# Data shown:
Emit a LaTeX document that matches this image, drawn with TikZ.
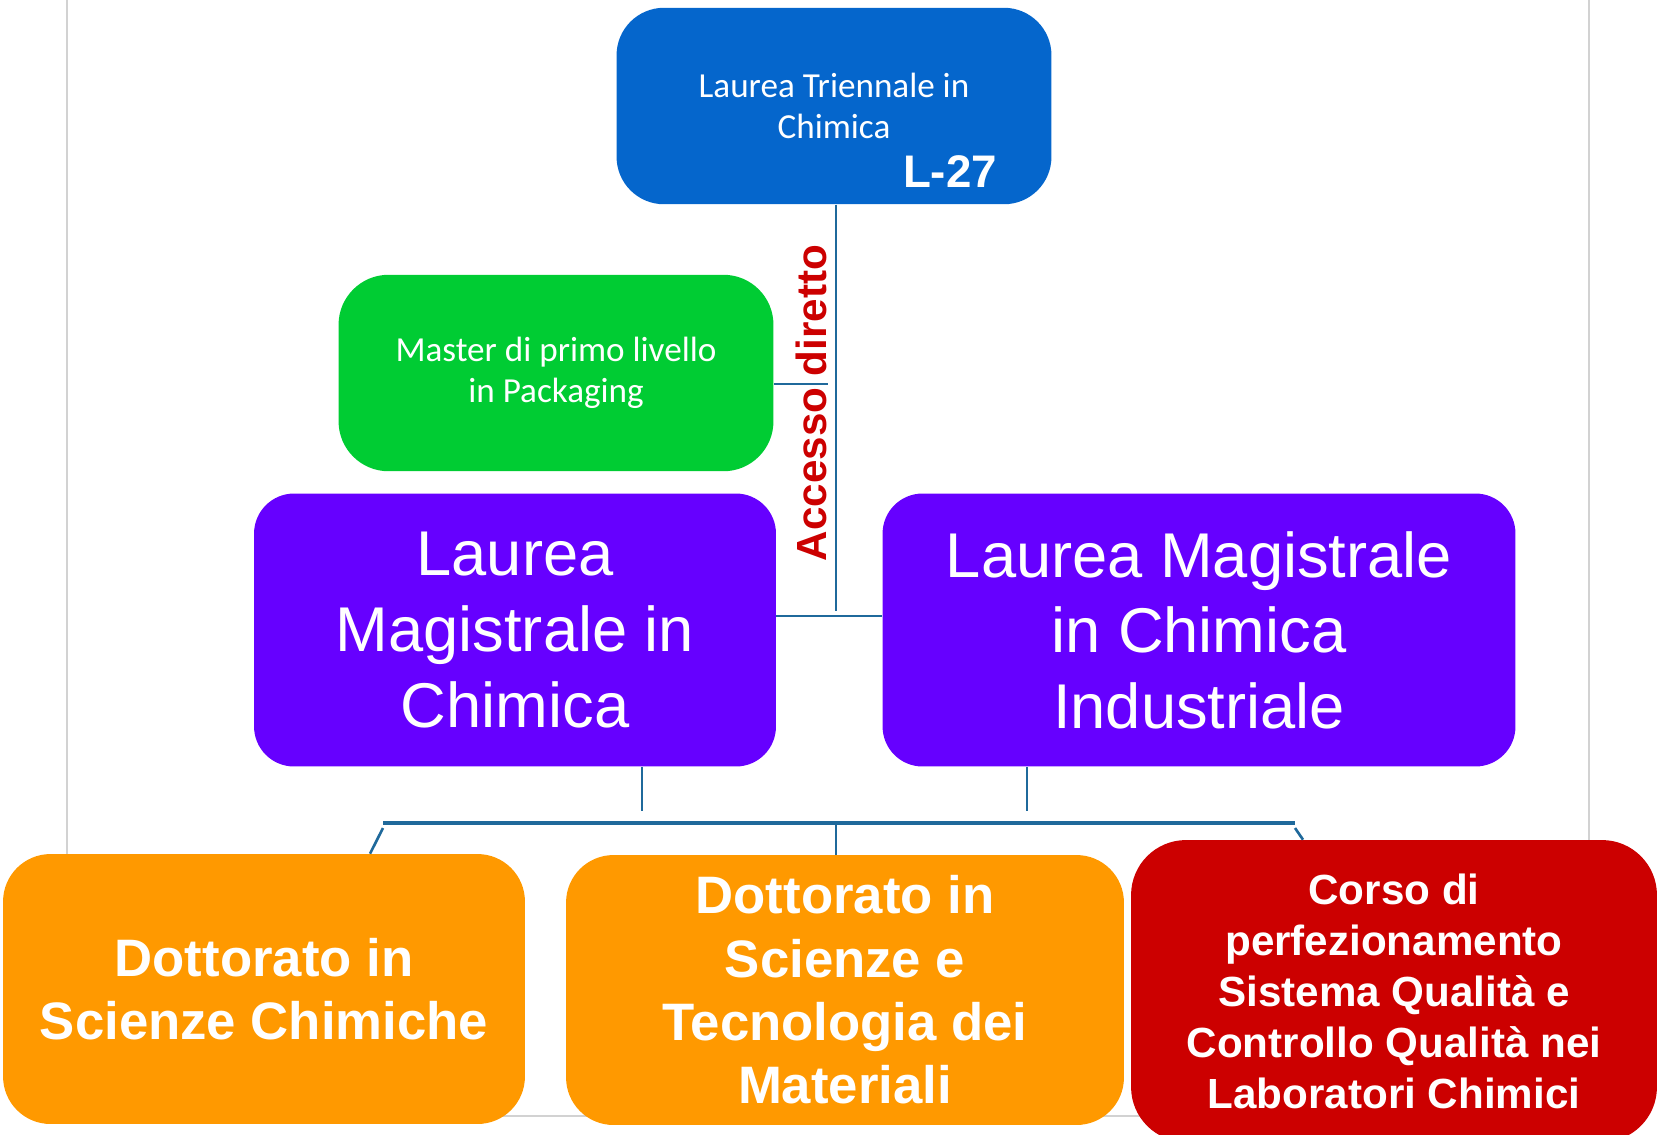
\documentclass[tikz,border=0pt]{standalone}
\usepackage{fontspec}
\setmainfont{Liberation Sans}
\newfontfamily\cbr{Carlito}
\usetikzlibrary{positioning,calc}
\definecolor{unibl}{RGB}{5,102,204}
\definecolor{unigr}{RGB}{0,204,51}
\definecolor{unipu}{RGB}{102,0,255}
\definecolor{unior}{RGB}{255,153,0}
\definecolor{unird}{RGB}{204,0,0}
\definecolor{cline}{RGB}{31,105,155}
\tikzset{
  box/.style={inner sep=0pt, text=white, align=center},
  small/.style={box, font=\cbr\fontsize{20}{23.5}\selectfont, rounded corners=0.95cm,
    minimum width=8.7cm, minimum height=3.93cm},
  mag/.style={box, fill=unipu, font=\fontsize{36}{43}\selectfont, rounded corners=0.8cm,
    minimum height=5.46cm},
  doc/.style={box, fill=unior, font=\bfseries\fontsize{30}{36}\selectfont, rounded corners=0.95cm,
    minimum height=5.4cm},
  conn/.style={cline, line width=1.5pt},
  bar/.style={cline, line width=2.4pt},
  frm/.style={gray!35, line width=1.2pt},
}
\begin{document}
\begin{tikzpicture}[x=0.02cm,y=-0.02cm]
\useasboundingbox (0,0) rectangle (1659,1134);
\draw[frm] (67,0) -- (67,1116) -- (1589,1116) -- (1589,0);
\node[small, fill=unibl] (tri) at (834,106) {Laurea Triennale in\\Chimica};
\node[box, font=\bfseries\fontsize{26}{30}\selectfont] (cls) at (950,172) {L-27};
\node[small, fill=unigr, rounded corners=1cm] (mst) at (556,373) {Master di primo livello\\in Packaging};
\node[mag, minimum width=10.44cm] (lmc) at (515,630) {Laurea\\Magistrale in\\Chimica};
\node[mag, minimum width=12.66cm] (lmi) at (1199,630) {Laurea Magistrale\\in Chimica\\Industriale};
\node[doc, minimum width=10.44cm] (dsc) at (264,989) {Dottorato in\\Scienze Chimiche};
\node[doc, minimum width=11.16cm] (dst) at (845,990) {Dottorato in\\Scienze e\\Tecnologia dei\\Materiali};
\node[box, fill=unird, font=\bfseries\fontsize{24}{29}\selectfont, rounded corners=1.1cm,
  minimum width=10.52cm, minimum height=6.04cm] (cpq) at (1394,991)
  {Corso di\\perfezionamento\\Sistema Qualità e\\Controllo Qualità nei\\Laboratori Chimici};
\node[box, rotate=90, text=unird, font=\bfseries\fontsize{24}{28}\selectfont] (acc) at (811,403) {Accesso diretto};
\coordinate (hub) at (836,611);
\coordinate (mid) at (836,616);
\coordinate (tap) at (828,384);
\draw[conn] (tri.south -| hub) -- (hub);
\draw[conn] (mst.east |- tap) -- (tap);
\draw[conn] (lmc.east |- mid) -- (lmi.west |- mid);
\coordinate (dropa) at (642,811);
\coordinate (dropb) at (1027,811);
\draw[conn] (lmc.south -| dropa) -- (dropa);
\draw[conn] (lmi.south -| dropb) -- (dropb);
\coordinate (barl) at (383,823);
\coordinate (barm) at (836,823);
\coordinate (barr) at (1295,823);
\draw[bar] (barl) -- (barr);
\draw[conn] ($(barl)+(0,5)$) -- ($(dsc.north)+(106,0)$);
\draw[conn] (barm) -- (dst.north -| barm);
\draw[conn] ($(barr)+(0,5)$) -- ($(cpq.north)+(-91,0)$);
\end{tikzpicture}
\end{document}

# Stated goal:
Print out the whole of the material word for word, without pictures.

# Solution:
Emit a LaTeX document that matches this image, drawn with TikZ.
\documentclass[tikz,border=0pt]{standalone}
\usepackage{fontspec}
\setmainfont{Liberation Sans}
\newfontfamily\cbr{Carlito}
\usetikzlibrary{positioning,calc}
\definecolor{unibl}{RGB}{5,102,204}
\definecolor{unigr}{RGB}{0,204,51}
\definecolor{unipu}{RGB}{102,0,255}
\definecolor{unior}{RGB}{255,153,0}
\definecolor{unird}{RGB}{204,0,0}
\definecolor{cline}{RGB}{31,105,155}
\tikzset{
  box/.style={inner sep=0pt, text=white, align=center},
  small/.style={box, font=\cbr\fontsize{20}{23.5}\selectfont, rounded corners=0.95cm,
    minimum width=8.7cm, minimum height=3.93cm},
  mag/.style={box, fill=unipu, font=\fontsize{36}{43}\selectfont, rounded corners=0.8cm,
    minimum height=5.46cm},
  doc/.style={box, fill=unior, font=\bfseries\fontsize{30}{36}\selectfont, rounded corners=0.95cm,
    minimum height=5.4cm},
  conn/.style={cline, line width=1.5pt},
  bar/.style={cline, line width=2.4pt},
  frm/.style={gray!35, line width=1.2pt},
}
\begin{document}
\begin{tikzpicture}[x=0.02cm,y=-0.02cm]
\useasboundingbox (0,0) rectangle (1659,1134);
\draw[frm] (67,0) -- (67,1116) -- (1589,1116) -- (1589,0);
\node[small, fill=unibl] (tri) at (834,106) {Laurea Triennale in\\Chimica};
\node[box, font=\bfseries\fontsize{26}{30}\selectfont] (cls) at (950,172) {L-27};
\node[small, fill=unigr, rounded corners=1cm] (mst) at (556,373) {Master di primo livello\\in Packaging};
\node[mag, minimum width=10.44cm] (lmc) at (515,630) {Laurea\\Magistrale in\\Chimica};
\node[mag, minimum width=12.66cm] (lmi) at (1199,630) {Laurea Magistrale\\in Chimica\\Industriale};
\node[doc, minimum width=10.44cm] (dsc) at (264,989) {Dottorato in\\Scienze Chimiche};
\node[doc, minimum width=11.16cm] (dst) at (845,990) {Dottorato in\\Scienze e\\Tecnologia dei\\Materiali};
\node[box, fill=unird, font=\bfseries\fontsize{24}{29}\selectfont, rounded corners=1.1cm,
  minimum width=10.52cm, minimum height=6.04cm] (cpq) at (1394,991)
  {Corso di\\perfezionamento\\Sistema Qualità e\\Controllo Qualità nei\\Laboratori Chimici};
\node[box, rotate=90, text=unird, font=\bfseries\fontsize{24}{28}\selectfont] (acc) at (811,403) {Accesso diretto};
\coordinate (hub) at (836,611);
\coordinate (mid) at (836,616);
\coordinate (tap) at (828,384);
\draw[conn] (tri.south -| hub) -- (hub);
\draw[conn] (mst.east |- tap) -- (tap);
\draw[conn] (lmc.east |- mid) -- (lmi.west |- mid);
\coordinate (dropa) at (642,811);
\coordinate (dropb) at (1027,811);
\draw[conn] (lmc.south -| dropa) -- (dropa);
\draw[conn] (lmi.south -| dropb) -- (dropb);
\coordinate (barl) at (383,823);
\coordinate (barm) at (836,823);
\coordinate (barr) at (1295,823);
\draw[bar] (barl) -- (barr);
\draw[conn] ($(barl)+(0,5)$) -- ($(dsc.north)+(106,0)$);
\draw[conn] (barm) -- (dst.north -| barm);
\draw[conn] ($(barr)+(0,5)$) -- ($(cpq.north)+(-91,0)$);
\end{tikzpicture}
\end{document}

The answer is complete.